Current parent company KAR Auction Services said Wednesday that its board of directors formally approved the separation of IAA from KAR, which will be done through a distribution of all outstanding shares of IAA Spinco Inc. (to be renamed IAA Inc.) to KAR stockholders on a pro rata basis.
That distribution is planned for 12:01 am (EDT) on June 28 and will be made to those who are KAR stockholders as of 5 p.m. (EDT) on June 18.
Those KAR stockholders will receive one share of IAA common stock for each KAR common stock share they have as of that June 18 record date for the distriubtion.
Once the distribution is complete, IAA will begin trading on the New York Stock Exchange under the “IAA” ticker, and KAR will have no ownership in the salvage auction company.
“It is with great pleasure that we announce this important step toward completing the separation of IAA from KAR Auction Services and launch the future of two companies,” KAR chairman and chief executive officer Jim Hallett said in a news release.
“Following the separation, KAR will concentrate its focus on its whole car auction marketplaces and technology solutions serving OEMs, captive financing companies, vehicle lending institutions, fleets, and franchise and independent car dealers,” he said.
IAA CEO John Kett said: “I am very proud of our team as we reach this important milestone, which brings us one step closer to a successful launch of IAA as a standalone public company.
“As part of KAR, we have been a leading provider of auction solutions for total loss, damaged and low-value vehicles, and we look forward to building upon that legacy,” Kett said.
More information on terms, conditions, etc. can be found in .
The spin-off was first announced in late February 2018.
The day after that 2018 announcement, Hallett and KAR chief financial officer Eric Loughmiller held an investor conference call to explain more details about the separation.
Both KAR and IAA had “grown to levels that will allow them to succeed independently,” Hallett said when looking at the rationale behind the move.
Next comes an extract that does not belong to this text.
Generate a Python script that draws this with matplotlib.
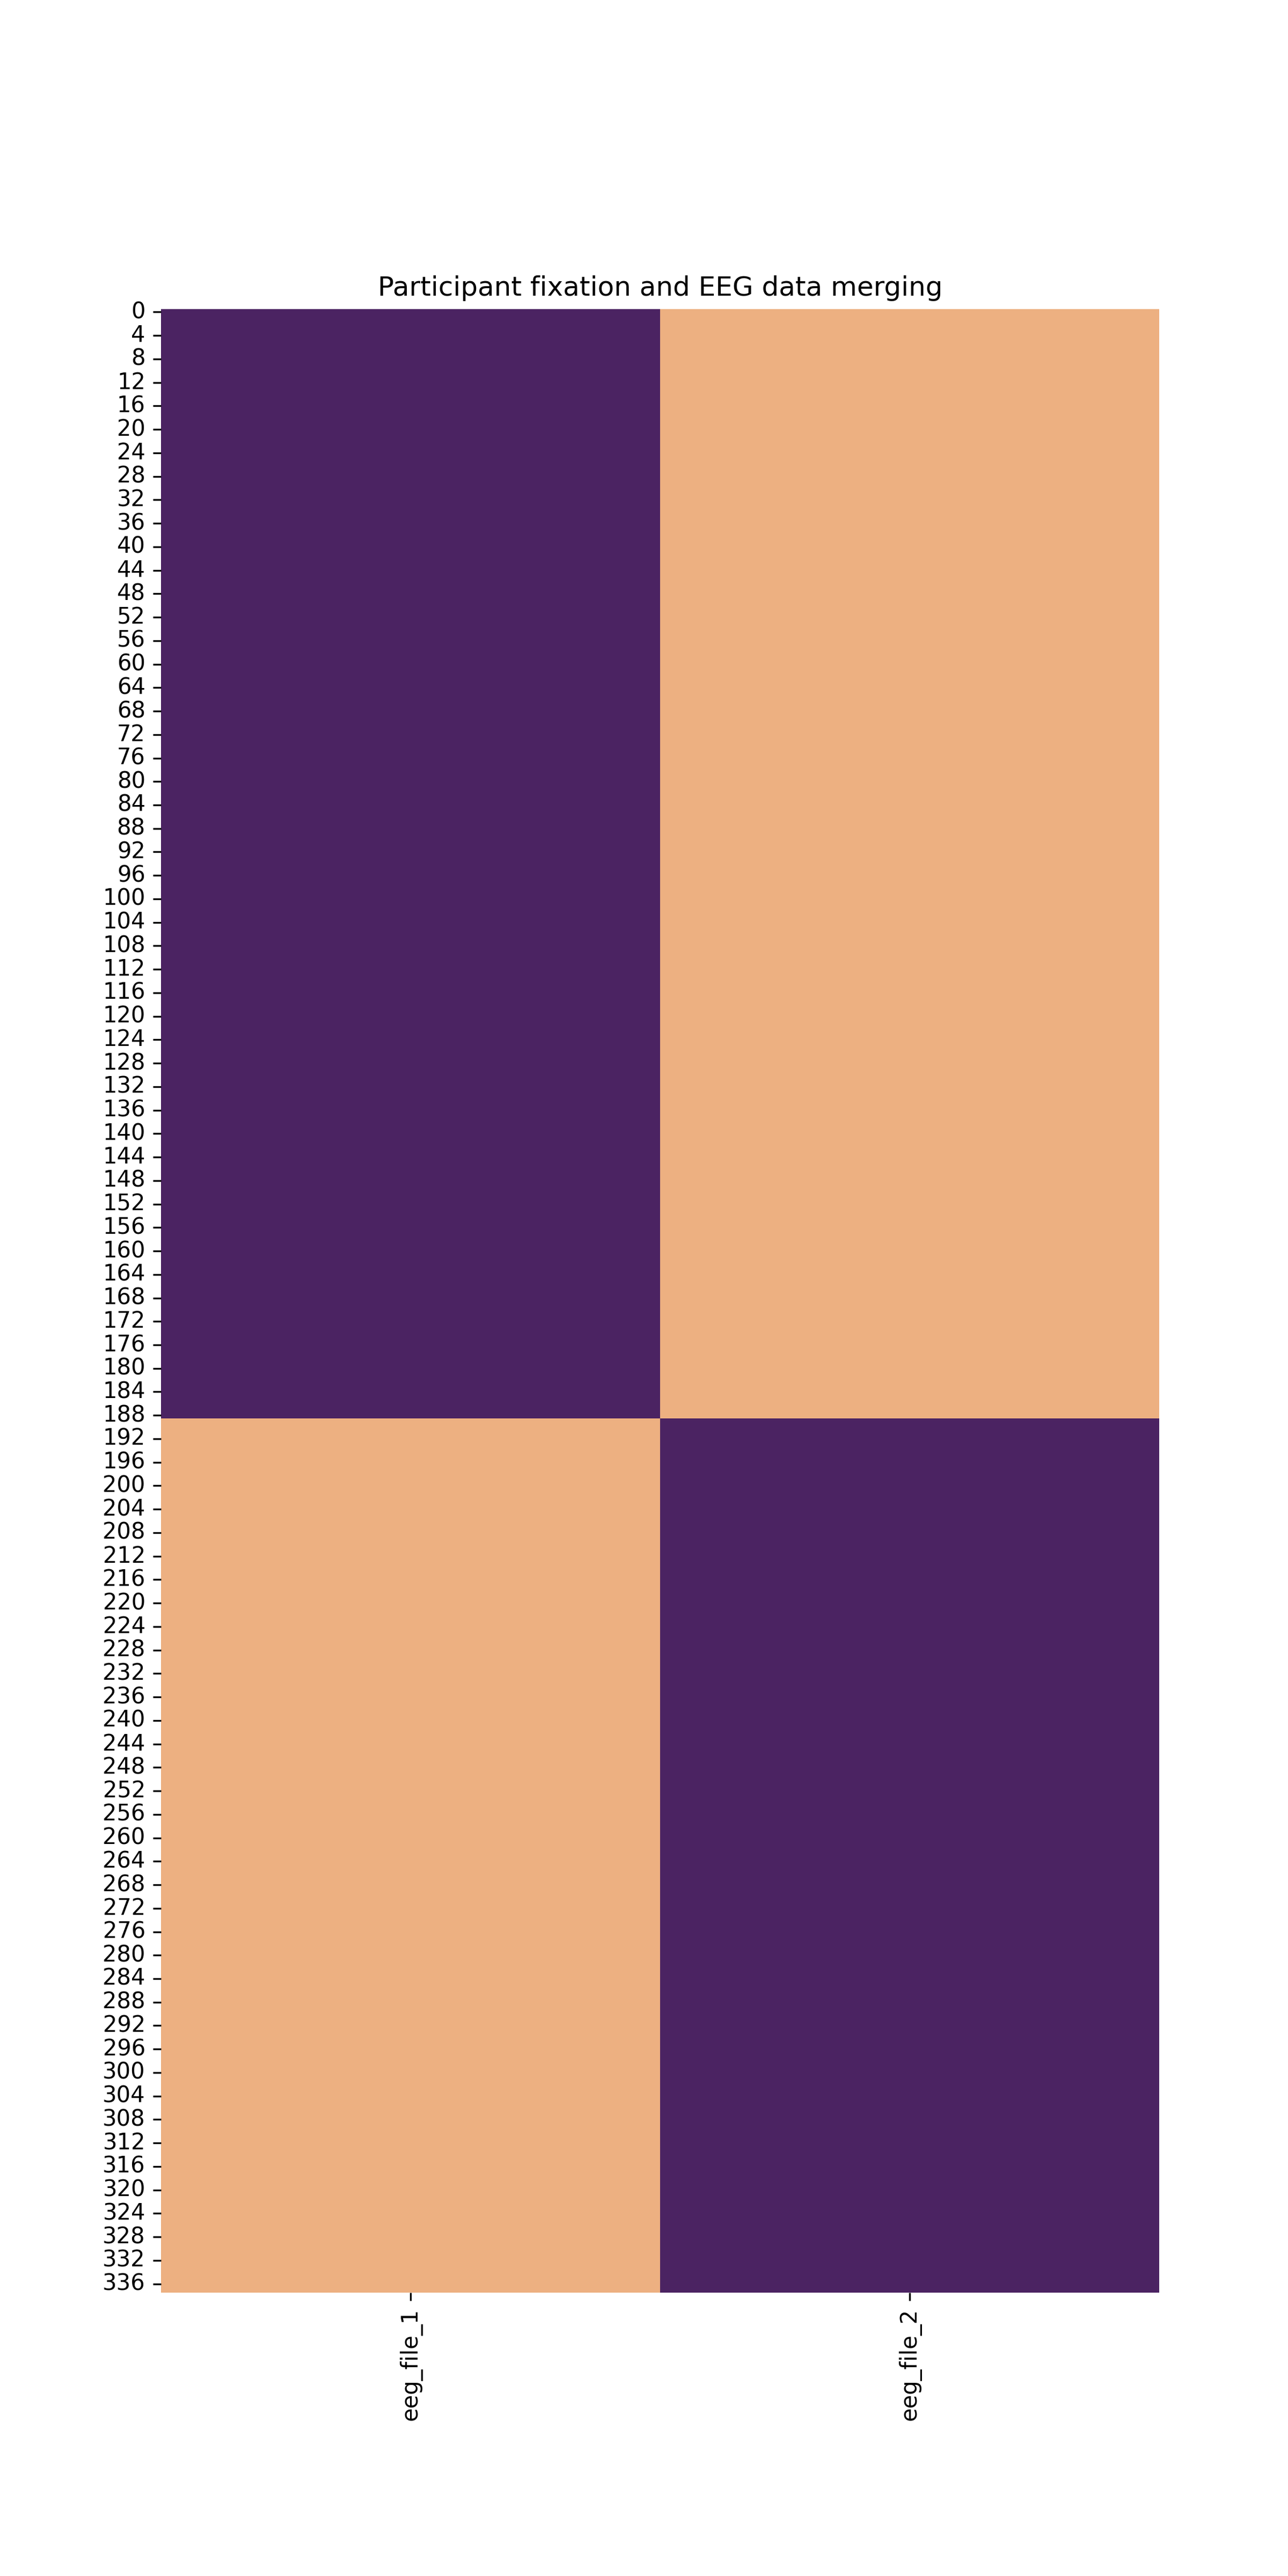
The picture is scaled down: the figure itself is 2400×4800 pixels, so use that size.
import matplotlib
matplotlib.use("Agg")
import matplotlib.pyplot as plt
import pandas as pd
import seaborn as sns

# rows 0-188 came from the first EEG file, rows 189-337 from the second
rows_file_1 = 189
rows_file_2 = 149
columns = ["eeg_file_1", "eeg_file_2"]

eeg_file_1 = [1] * rows_file_1 + [0] * rows_file_2
eeg_file_2 = [0] * rows_file_1 + [1] * rows_file_2

df = pd.DataFrame({columns[0]: eeg_file_1, columns[1]: eeg_file_2})

fig = plt.figure(figsize=(8, 16))
ax = sns.heatmap(df, cmap="flare", cbar=False)
ax.set_title("Participant fixation and EEG data merging")
plt.xticks(rotation=90)

plt.savefig("out.png", dpi=300)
“Both have sufficient size and resources,” he said. “We believe that each entity will be able to have an independent capital allocation priority, and the respective businesses will operate in independent markets, with minimum overlap.
“The separation will simplify what investors have told us is a very complex business model, and investors can now choose to invest in both companies or focus on one or the other,” Hallett said.